Choosing a Citation Manager

Does it make me “old school” if I still prefer writing out my citations by hand? Citation engines weren’t available when I was in college, and I didn’t need them in my M.F.A. program, but they were ubiquitous in my Ph.D. program. Even so, I didn’t give in until I was preparing for my qualifying exams, and I sort of regret that I didn’t pick and commit to one platform early on.

When my undergraduate students ask me about citation engines, I ask them to outline their “needs model” for me, by answering the following:

  • Do I feel confident in my ability to manually cite my sources, either from memory or referring to the appropriate style guide (or resources like Purdue OWL)?
  • What do I need the tool to do for me? (Produce accurately formatted citations? Store and organize downloaded articles? Allow me to highlight in articles and write notes, summaries, and manage my research process?)
  • How high of a learning curve am I willing to tolerate/am I willing to do any work with the platform at all? (Automatic and easy out of the box? Type in bibliographic information by hand? FAFO?)
  • Is it worth it/can I afford to pay for a service, based on the time I have left in higher education and/or my career plans? (Free?
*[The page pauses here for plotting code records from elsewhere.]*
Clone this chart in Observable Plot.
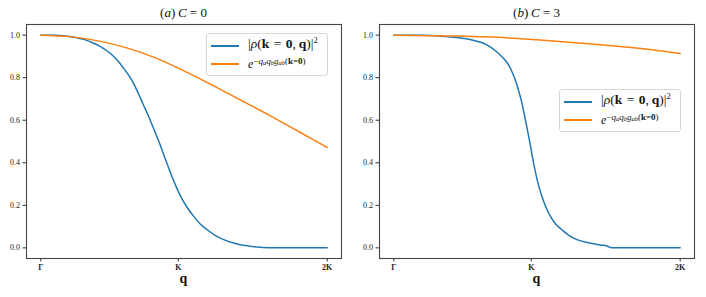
<!DOCTYPE html>
<html>
<head>
<meta charset="utf-8">
<script src="https://cdn.jsdelivr.net/npm/d3@7"></script>
<script src="https://cdn.jsdelivr.net/npm/@observablehq/plot@0.6"></script>
<style>
  html, body { margin: 0; padding: 0; background: white; }
  #fig { position: relative; width: 706px; height: 297px; font-family: "Liberation Serif", "Times New Roman", serif; color: #111; }
  .panel { position: absolute; top: 0; width: 353px; height: 297px; }
  .panel svg { position: absolute; left: 0; top: 0; }
  .title { position: absolute; left: 26px; width: 315px; top: 6px; text-align: center; font-size: 13px; line-height: 14px; }
  .xlabel { position: absolute; left: 26px; width: 315px; top: 272px; text-align: center; font-size: 14px; font-weight: bold; line-height: 14px; }
  .legend { position: absolute; width: 122px; height: 43px; border: 1px solid #d8d8d8; border-radius: 3px; background: rgba(255,255,255,0.85); box-sizing: border-box; }
  .legend .sw { position: absolute; left: 4px; width: 28px; height: 2px; }
  .legend .lt { position: absolute; left: 41px; white-space: nowrap; line-height: 12px; }
  .legend .t1 { font-size: 13.5px; top: 4px; }
  .legend .t2 { font-size: 12px; top: 24px; }
  .legend .t1 sup { font-size: 8.5px; vertical-align: 5px; line-height: 0; }
  .legend .t2 sup { font-size: 9px; vertical-align: 4px; line-height: 0; }
  .legend sub { font-size: 6.5px; vertical-align: -1px; line-height: 0; }
</style>
</head>
<body>
<div id="fig"></div>
<script>
// ---- data (x = fractional position along path Γ → 2K) ----
const qTicks = [0, 0.48, 1];
const qTickLabels = ["Γ", "K", "2K"];
const yTicks = [0, 0.2, 0.4, 0.6, 0.8, 1.0];

// panel (a) C = 0
const aRhoX = [0, 0.05, 0.1, 0.125, 0.15, 0.183, 0.21, 0.241, 0.265, 0.288, 0.31, 0.323, 0.34, 0.357, 0.375, 0.392, 0.416, 0.435, 0.453, 0.47, 0.488, 0.51, 0.534, 0.555, 0.581, 0.61, 0.639, 0.67, 0.697, 0.725, 0.755, 0.8, 0.9, 1.0];
const aRhoY = [1.0, 0.999, 0.994, 0.988, 0.980, 0.963, 0.945, 0.916, 0.885, 0.846, 0.805, 0.776, 0.728, 0.676, 0.622, 0.567, 0.487, 0.417, 0.352, 0.296, 0.243, 0.192, 0.148, 0.115, 0.085, 0.058, 0.039, 0.024, 0.015, 0.009, 0.004, 0.001, 0.0, 0.0];
const aExpX = [0, 0.1, 0.2, 0.3, 0.4, 0.5, 0.6, 0.7, 0.8, 0.9, 1.0];
const aExpY = [1.0, 0.993, 0.973, 0.940, 0.893, 0.832, 0.764, 0.693, 0.622, 0.547, 0.472];

// panel (b) C = 3
const bRhoX = [0, 0.1, 0.15, 0.183, 0.22, 0.253, 0.28, 0.311, 0.335, 0.358, 0.375, 0.392, 0.405, 0.416, 0.428, 0.439, 0.448, 0.456, 0.465, 0.474, 0.482, 0.494, 0.505, 0.517, 0.531, 0.546, 0.565, 0.587, 0.61, 0.639, 0.68, 0.72, 0.745, 0.752, 0.76, 0.8, 1.0];
const bRhoY = [1.0, 0.999, 0.997, 0.993, 0.989, 0.983, 0.975, 0.963, 0.946, 0.923, 0.902, 0.877, 0.850, 0.817, 0.774, 0.724, 0.677, 0.625, 0.565, 0.503, 0.442, 0.360, 0.296, 0.243, 0.192, 0.150, 0.112, 0.085, 0.060, 0.039, 0.024, 0.014, 0.009, 0.004, 0.001, 0.0, 0.0];
const bExpX = [0, 0.2, 0.4, 0.5, 0.6, 0.7, 0.8, 0.9, 1.0];
const bExpY = [1.0, 0.996, 0.987, 0.978, 0.968, 0.957, 0.945, 0.931, 0.914];

const titles = ['(<i>a</i>)&#8201;<i>C</i> = 0', '(<i>b</i>)&#8201;<i>C</i> = 3'];
const legendRho = '|<i>ρ</i>(<b>k</b>&#8196;=&#8196;<b>0</b>,&#8201;<b>q</b>)|<sup>2</sup>';
const legendExp = '<i>e</i><sup>−<i>q</i><sub><i>a</i></sub><i>q</i><sub><i>b</i></sub><i>g</i><sub><i>ab</i></sub>(<b>k</b>=<b>0</b>)</sup>';
const blue = "#1f77b4", orange = "#ff7f0e";

function zip(xs, ys) { return xs.map((x, i) => ({x, y: ys[i]})); }

function panel(left, title, rhoX, rhoY, expX, expY, legLeft, legTop) {
  const div = document.createElement("div");
  div.className = "panel";
  div.style.left = left + "px";
  const svg = Plot.plot({
    width: 353, height: 297,
    marginLeft: 26, marginRight: 12, marginTop: 24, marginBottom: 39,
    style: {fontFamily: '"Liberation Serif", "Times New Roman", serif', fontSize: "8px", background: "transparent", color: "#222"},
    x: {domain: [-0.05, 1.05]},
    y: {domain: [-0.05, 1.05]},
    marks: [
      Plot.axisX({ticks: qTicks, tickFormat: (d) => qTickLabels[qTicks.indexOf(d)], tickSize: 3.5, tickPadding: 2.5, label: null, fontWeight: "bold", stroke: "#333"}),
      Plot.axisY({ticks: yTicks, tickFormat: d3.format(".1f"), tickSize: 3.5, tickPadding: 3, label: null, stroke: "#333"}),
      Plot.line(zip(rhoX, rhoY), {x: "x", y: "y", stroke: blue, strokeWidth: 1.5, curve: "monotone-x"}),
      Plot.line(zip(expX, expY), {x: "x", y: "y", stroke: orange, strokeWidth: 1.5, curve: "monotone-x"}),
      Plot.frame({stroke: "#444", strokeWidth: 1.1})
    ]
  });
  div.appendChild(svg);
  const t = document.createElement("div"); t.className = "title"; t.innerHTML = title; div.appendChild(t);
  const xl = document.createElement("div"); xl.className = "xlabel"; xl.textContent = "q"; div.appendChild(xl);
  const lg = document.createElement("div"); lg.className = "legend";
  lg.style.left = legLeft + "px"; lg.style.top = legTop + "px";
  lg.innerHTML = `<div class="sw" style="top:10.5px;background:${blue}"></div>
    <div class="sw" style="top:29px;background:${orange}"></div>
    <div class="lt t1">${legendRho}</div>
    <div class="lt t2">${legendExp}</div>`;
  div.appendChild(lg);
  return div;
}

const fig = document.getElementById("fig");
fig.appendChild(panel(0, titles[0], aRhoX, aRhoY, aExpX, aExpY, 206, 33));
fig.appendChild(panel(353, titles[1], bRhoX, bRhoY, bExpX, bExpY, 206, 89));
</script>
</body>
</html>
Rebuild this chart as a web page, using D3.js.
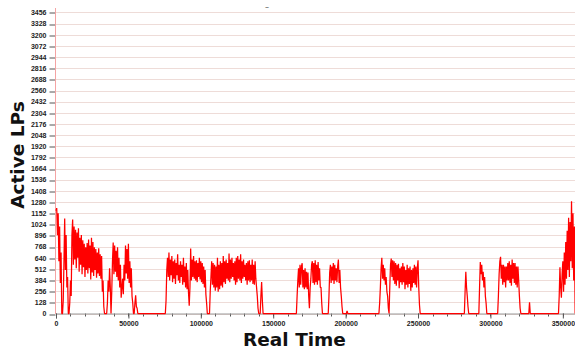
<!DOCTYPE html>
<html>
<head>
<meta charset="utf-8">
<script src="https://cdn.jsdelivr.net/npm/d3@7/dist/d3.min.js"></script>
<style>
  body { margin: 0; background: #fff; }
  svg { display: block; }
</style>
</head>
<body>
<svg id="chart" width="575" height="350"></svg>
<script>
// sample spacing of the series (real time units)
const step = 500;

// each burst of activity: start time and sampled active LP counts
const burstStart = [0, 35000, 75000, 166000, 188000, 200500, 222000, 282000, 292000, 305000, 326500, 347000];
const burstValues = [
  [1180, 1210, 900, 1150, 600, 1000, 350, 700, 0, 0, 150, 600, 1090, 500, 900, 300, 420, 0, 0, 120,
   380, 200, 900, 1080, 560, 1000, 620, 960, 520, 930, 640, 980, 480, 870, 560, 900, 450, 840, 530, 800,
   420, 760, 500, 810, 460, 850, 520, 780, 390, 870, 470, 820, 430, 760, 500, 740, 410, 700, 460, 750,
   430, 680, 400, 660, 250, 380, 80, 0],
  [0, 120, 380, 250, 520, 300, 0, 250, 600, 815, 450, 780, 480, 720, 420, 760, 380, 640, 300, 560,
   180, 300, 400, 220, 560, 380, 780, 460, 740, 400, 800, 350, 600, 300, 520, 200, 120, 0, 0, 120,
   210, 80, 60, 0],
  [0, 0, 150, 500, 640, 420, 700, 380, 620, 440, 660, 360, 600, 400, 620, 340, 580, 440, 680, 380,
   560, 350, 600, 420, 560, 330, 640, 360, 540, 300, 580, 280, 500, 240, 90, 300, 746, 380, 620, 420,
   660, 400, 600, 380, 610, 360, 580, 420, 640, 390, 600, 360, 580, 340, 540, 300, 500, 220, 120, 0,
   0, 0, 0, 250, 420, 600, 330, 580, 300, 560, 260, 540, 300, 640, 250, 560, 280, 600, 320, 580,
   300, 660, 360, 600, 340, 620, 400, 580, 380, 690, 360, 620, 400, 640, 420, 580, 380, 600, 330, 640,
   360, 660, 400, 620, 380, 680, 350, 600, 400, 620, 420, 560, 380, 580, 330, 600, 380, 610, 360, 560,
   380, 620, 340, 560, 330, 600, 400, 300, 200, 60, 0, 0, 0, 200, 360, 150, 0],
  [0, 200, 380, 520, 300, 560, 330, 540, 578, 300, 500, 280, 520, 300, 480, 280, 470, 200, 60, 300,
   400, 560, 600, 350, 580, 330, 610, 360, 560, 330, 590, 380, 520, 300, 300, 120, 0],
  [0, 200, 470, 560, 350, 540, 380, 580, 340, 560, 380, 520, 360, 540, 620, 350, 500, 300, 200, 80, 0],
  [0, 30, 0],
  [0, 0, 0, 120, 300, 520, 640, 400, 560, 380, 520, 330, 420, 250, 200, 60, 0, 300, 560, 630,
   420, 610, 380, 600, 340, 580, 320, 560, 380, 570, 290, 520, 360, 540, 330, 580, 360, 540, 280, 500,
   330, 560, 300, 520, 340, 540, 260, 500, 300, 520, 350, 560, 330, 540, 300, 520, 610, 300, 100, 0],
  [0, 250, 480, 300, 200, 80, 0],
  [0, 300, 590, 450, 560, 380, 480, 300, 420, 200, 120, 0],
  [0, 200, 450, 600, 650, 400, 560, 330, 560, 360, 540, 300, 540, 380, 580, 380, 600, 350, 560, 320,
   620, 400, 580, 350, 580, 330, 540, 300, 540, 380, 200, 60, 0],
  [0, 130, 0],
  [0, 200, 530, 300, 180, 450, 600, 250, 700, 330, 820, 400, 950, 500, 1100, 420, 1050, 600, 1290, 520,
   1150, 380, 1000, 0]
];

const yTicks = [0, 128, 256, 384, 512, 640, 768, 896, 1024, 1152, 1280, 1408, 1536, 1664, 1792, 1920,
  2048, 2176, 2304, 2432, 2560, 2688, 2816, 2944, 3072, 3200, 3328, 3456];
const xTicks = [0, 50000, 100000, 150000, 200000, 250000, 300000, 350000];
const xMinorTicks = d3.range(0, 360000, 10000);

const points = burstStart.flatMap((s, i) => burstValues[i].map((v, j) => [s + j * step, v]));

const svg = d3.select('#chart');

const x = d3.scaleLinear().domain([0, 358400]).range([56, 575]);
const y = d3.scaleLinear().domain([0, 3504]).range([313.5, 8.3]);

// horizontal grid
svg.append('g')
  .selectAll('line')
  .data(yTicks)
  .join('line')
  .attr('x1', 56).attr('x2', 575)
  .attr('y1', d => Math.round(y(d)) + 0.5)
  .attr('y2', d => Math.round(y(d)) + 0.5)
  .attr('stroke', '#eedcd8')
  .attr('stroke-width', 1);

// y axis
const yAxis = svg.append('g')
  .attr('transform', 'translate(55.5,0)')
  .call(d3.axisLeft(y).tickValues(yTicks).tickFormat(d3.format('d')).tickSize(6).tickPadding(3));
yAxis.select('.domain').remove();
yAxis.selectAll('.tick line').attr('stroke', '#555')
  .attr('transform', d => `translate(0,${Math.round(y(d)) + 0.5 - y(d)})`);
yAxis.selectAll('.tick text')
  .attr('fill', '#222')
  .style('font-family', 'Liberation Sans, Arial, sans-serif')
  .style('font-size', '7px')
  .style('font-weight', 'bold');

svg.append('line')
  .attr('x1', 55.5).attr('x2', 55.5)
  .attr('y1', 8).attr('y2', 314)
  .attr('stroke', '#f4a4a4')
  .attr('stroke-width', 1);

// x axis: minor ticks + labelled major ticks
const base = 313.5;
svg.append('g')
  .selectAll('line')
  .data(xMinorTicks)
  .join('line')
  .attr('x1', d => Math.round(x(d)) + 0.5)
  .attr('x2', d => Math.round(x(d)) + 0.5)
  .attr('y1', base).attr('y2', base + 3)
  .attr('stroke', '#555');

const xAxis = svg.append('g')
  .attr('transform', `translate(0,${base})`)
  .call(d3.axisBottom(x).tickValues(xTicks).tickFormat(d3.format('d')).tickSize(5).tickPadding(3));
xAxis.select('.domain').attr('stroke', '#999');
xAxis.selectAll('.tick line').attr('stroke', '#555');
xAxis.selectAll('.tick text')
  .attr('fill', '#222')
  .style('font-family', 'Liberation Sans, Arial, sans-serif')
  .style('font-size', '7px')
  .style('font-weight', 'bold');

// the series
const line = d3.line()
  .x(d => x(d[0]))
  .y(d => y(d[1]));

svg.append('path')
  .datum(points)
  .attr('d', line)
  .attr('fill', 'none')
  .attr('stroke', '#ff0000')
  .attr('stroke-width', 1.25)
  .attr('stroke-linejoin', 'bevel');

// titles
svg.append('text')
  .attr('x', 267).attr('y', 10)
  .attr('text-anchor', 'middle')
  .attr('fill', '#555')
  .style('font-family', 'DejaVu Sans, sans-serif')
  .style('font-size', '8px')
  .text('–');

svg.append('text')
  .attr('x', 294.5).attr('y', 346)
  .attr('text-anchor', 'middle')
  .attr('fill', '#111')
  .style('font-family', 'DejaVu Sans, sans-serif')
  .style('font-size', '18.5px')
  .style('font-weight', 'bold')
  .text('Real Time');

svg.append('text')
  .attr('transform', 'translate(24,155) rotate(-90)')
  .attr('text-anchor', 'middle')
  .attr('fill', '#111')
  .style('font-family', 'DejaVu Sans, sans-serif')
  .style('font-size', '18.5px')
  .style('font-weight', 'bold')
  .text('Active LPs');
</script>
</body>
</html>
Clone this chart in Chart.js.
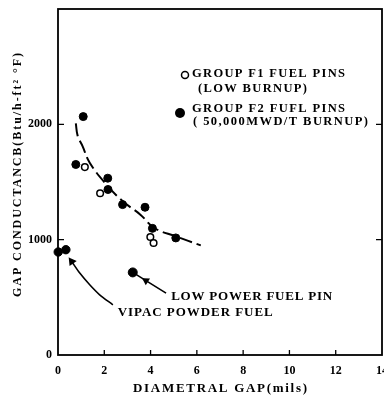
<!DOCTYPE html>
<html>
<head>
<meta charset="utf-8">
<script src="https://cdn.jsdelivr.net/npm/chart.js@4.4.0/dist/chart.umd.min.js"></script>
<style>
  html, body { margin: 0; padding: 0; background: #fff; overflow: hidden; }
</style>
</head>
<body>
<canvas id="gapChart" width="392" height="401"></canvas>
<script>
const xTicks = [0, 2, 4, 6, 8, 10, 12, 14];
const yTicks = [0, 1000, 2000];

// group F2 pins (filled)
const f2Gap  = [0.77, 1.09, 2.15, 2.16, 2.79, 3.76, 4.08, 5.09];
const f2Cond = [1652, 2067, 1533, 1435, 1304, 1281, 1098, 1015];
// group F1 pins (open)
const f1Gap  = [1.16, 1.82, 3.99, 4.13];
const f1Cond = [1629, 1403, 1023, 971];
// dashed trend through the pin data
const fitGap  = [0.77, 0.85, 1.06, 1.37, 2.09, 2.80, 3.56, 4.16, 5.09, 6.17];
const fitCond = [2009, 1900, 1811, 1667, 1478, 1333, 1217, 1101, 1029, 950];
// vipac powder fuel
const vipacGap  = [0.01, 0.34];
const vipacCond = [893, 913];
const vipacLeadGap  = [0.59, 0.94, 1.37, 1.80, 2.37];
const vipacLeadCond = [811, 710, 609, 522, 435];
// low power fuel pin
const lowGap  = [3.23];
const lowCond = [716];
const lowLeadGap  = [3.23, 3.80, 4.67];
const lowLeadCond = [716, 645, 537];

const FONT = "'Liberation Serif', 'DejaVu Serif', serif";

const pts = (xs, ys) => xs.map((v, i) => ({ x: v, y: ys[i] }));

// stretch letter spacing so a label spans a given width
function fitText(ctx, str, x, y, width) {
  ctx.letterSpacing = '0px';
  const w = ctx.measureText(str).width;
  const gap = Math.max(0, (width - w) / (str.length - 1));
  ctx.letterSpacing = gap + 'px';
  ctx.fillText(str, x, y);
  ctx.letterSpacing = '0px';
}

// no extra room for edge labels, the layout padding decides the plot box
const noEdgePad = s => {
  s.paddingLeft = 0; s.paddingRight = 0;
  s.paddingTop = 0; s.paddingBottom = 0;
};

const frame = {
  id: 'frame',
  beforeDatasetsDraw(chart) {
    const { ctx, chartArea: a, scales: { x, y } } = chart;
    ctx.save();
    ctx.strokeStyle = '#000';
    ctx.lineWidth = 1.8;
    ctx.strokeRect(a.left, a.top, a.right - a.left, a.bottom - a.top);
    ctx.lineWidth = 1.3;
    ctx.beginPath();
    xTicks.forEach(v => {
      if (v > 0 && v < 14) {
        const px = x.getPixelForValue(v);
        ctx.moveTo(px, a.bottom);
        ctx.lineTo(px, a.bottom - 5);
      }
    });
    yTicks.forEach(v => {
      if (v > 0) {
        const py = y.getPixelForValue(v);
        ctx.moveTo(a.left, py); ctx.lineTo(a.left + 6, py);
        ctx.moveTo(a.right, py); ctx.lineTo(a.right - 6, py);
      }
    });
    ctx.stroke();
    ctx.restore();
  },
  afterDraw(chart) {
    const { ctx, chartArea: a, scales: { x, y } } = chart;
    ctx.save();
    ctx.fillStyle = '#000';
    ctx.strokeStyle = '#000';
    ctx.textBaseline = 'middle';
    ctx.textAlign = 'left';

    // axis titles
    ctx.font = 'bold 13px ' + FONT;
    fitText(ctx, 'DIAMETRAL GAP(mils)', 133, 389, 174);
    ctx.save();
    ctx.translate(18, 175);
    ctx.rotate(-Math.PI / 2);
    ctx.font = 'bold 12px ' + FONT;
    fitText(ctx, 'GAP CONDUCTANCB(Btu/h-ft\u00b2 \u00b0F)', -122, 0, 244);
    ctx.restore();

    // legend
    const lx = a.left, ly = a.top;
    ctx.lineWidth = 1.5;
    ctx.beginPath();
    ctx.arc(lx + 127, ly + 66, 3.5, 0, Math.PI * 2);
    ctx.stroke();
    ctx.beginPath();
    ctx.arc(lx + 122, ly + 104, 5, 0, Math.PI * 2);
    ctx.fill();
    ctx.font = 'bold 12.5px ' + FONT;
    fitText(ctx, 'GROUP F1 FUEL PINS', lx + 134, ly + 65, 153);
    fitText(ctx, '(LOW BURNUP)', lx + 140, ly + 80, 109);
    fitText(ctx, 'GROUP F2 FUFL PINS', lx + 134, ly + 100, 153);
    fitText(ctx, '( 50,000MWD/T BURNUP)', lx + 135, ly + 113, 175);

    // curve labels
    ctx.font = 'bold 13px ' + FONT;
    fitText(ctx, 'LOW POWER FUEL PIN', x.getPixelForValue(4.89), y.getPixelForValue(504), 161);
    fitText(ctx, 'VIPAC POWDER FUEL', x.getPixelForValue(2.58), y.getPixelForValue(365), 155);
    ctx.restore();
  }
};

const tickFont = { family: FONT, weight: 'bold', size: 12 };

new Chart(document.getElementById('gapChart'), {
  type: 'scatter',
  data: {
    datasets: [
      {
        type: 'line', data: pts(fitGap, fitCond), borderColor: '#000', borderWidth: 2,
        borderDash: [13, 5], tension: 0.4, pointRadius: 0, clip: false
      },
      {
        data: pts(f2Gap, f2Cond), backgroundColor: '#000', borderColor: '#000',
        pointRadius: 4, clip: false
      },
      {
        data: pts(f1Gap, f1Cond), backgroundColor: '#fff', borderColor: '#000',
        borderWidth: 1.5, pointRadius: 3.3, clip: false
      },
      {
        type: 'line', data: pts(vipacLeadGap, vipacLeadCond), borderColor: '#000', borderWidth: 1.6,
        tension: 0.3, backgroundColor: '#000',
        pointStyle: ['triangle', false, false, false, false],
        pointRadius: [3.5, 0, 0, 0, 0], pointRotation: -36, clip: false
      },
      {
        data: pts(vipacGap, vipacCond), backgroundColor: '#000', borderColor: '#000',
        pointRadius: 4.2, clip: false
      },
      {
        type: 'line', data: pts(lowLeadGap, lowLeadCond), borderColor: '#000', borderWidth: 1.6,
        backgroundColor: '#000', pointStyle: [false, 'triangle', false],
        pointRadius: [0, 3, 0], pointRotation: -58, clip: false
      },
      {
        data: pts(lowGap, lowCond), backgroundColor: '#000', borderColor: '#000',
        pointRadius: 4.5, clip: false
      }
    ]
  },
  options: {
    responsive: false,
    animation: false,
    layout: { padding: { top: 9, right: 10, left: 0, bottom: 0 } },
    plugins: { legend: { display: false }, tooltip: { enabled: false } },
    scales: {
      x: {
        type: 'linear', min: 0, max: 14,
        afterBuildTicks: s => { s.ticks = xTicks.map(v => ({ value: v })); },
        afterFit: s => { s.height = 46; noEdgePad(s); },
        grid: { display: false, drawTicks: false },
        border: { display: false },
        ticks: { padding: 9, color: '#000', font: tickFont, maxRotation: 0, callback: v => String(v) }
      },
      y: {
        type: 'linear', min: 0, max: 3000,
        afterBuildTicks: s => { s.ticks = yTicks.map(v => ({ value: v })); },
        afterFit: s => { s.width = 58; noEdgePad(s); },
        grid: { display: false, drawTicks: false },
        border: { display: false },
        ticks: { padding: 6, color: '#000', font: tickFont, callback: v => String(v) }
      }
    }
  },
  plugins: [frame]
});
</script>
</body>
</html>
Yearly subscription?)

Then, based on their answers, I recommend:

  • ZoteroBib – Free online tool for creating bibliographies
  • Zotero – Open-source, free software for saving publication data, annotating PDFs, integrating with word processors, and creating bibliographies. (Zotero has been around since 2006, making it a very robust tool, but didn’t have the kinds of features I needed back then, so I never really committed to it myself.)
  • Mendeley – Free software for saving publication data, annotating PDFs, integrating with word processors, and creating bibliographies. (I stopped using it when Elsevier bought it.)
  • Citavi – Paid German software owned by Lumivero (who also own NVivo). Towards the end of my dissertation process, I ultimately settled on Citavi myself, because in addition to doing what Zotero does I wanted a tool that would help me manage my research tasks and overall workflow, let me taxonomize my annotations, and sync locally and to the cloud. It’s not cheap ($200.00/yearly, which I could not have afforded early in my academic career) and is only compatible with Windows, but it was a game changer for me.
Three-pane view in Citavi Reference Editor.
Citavi Reference Editor, displaying a list of references in the first pane, bibliographic information in the second, and a preview of a PDF in the third. © 2025 V. Manivannan

Someday I’ll document how I use Citavi to specifically assist with doing research as a chronically ill scholar. Someday.

Honestly, I still don’t really use these tools for citation formatting so much as for collecting, organizing, and engaging with scholarship⁠—but maybe someday when I finish organizing my massive research repository, I’ll finally give it a shot. Someday. Whenever that is.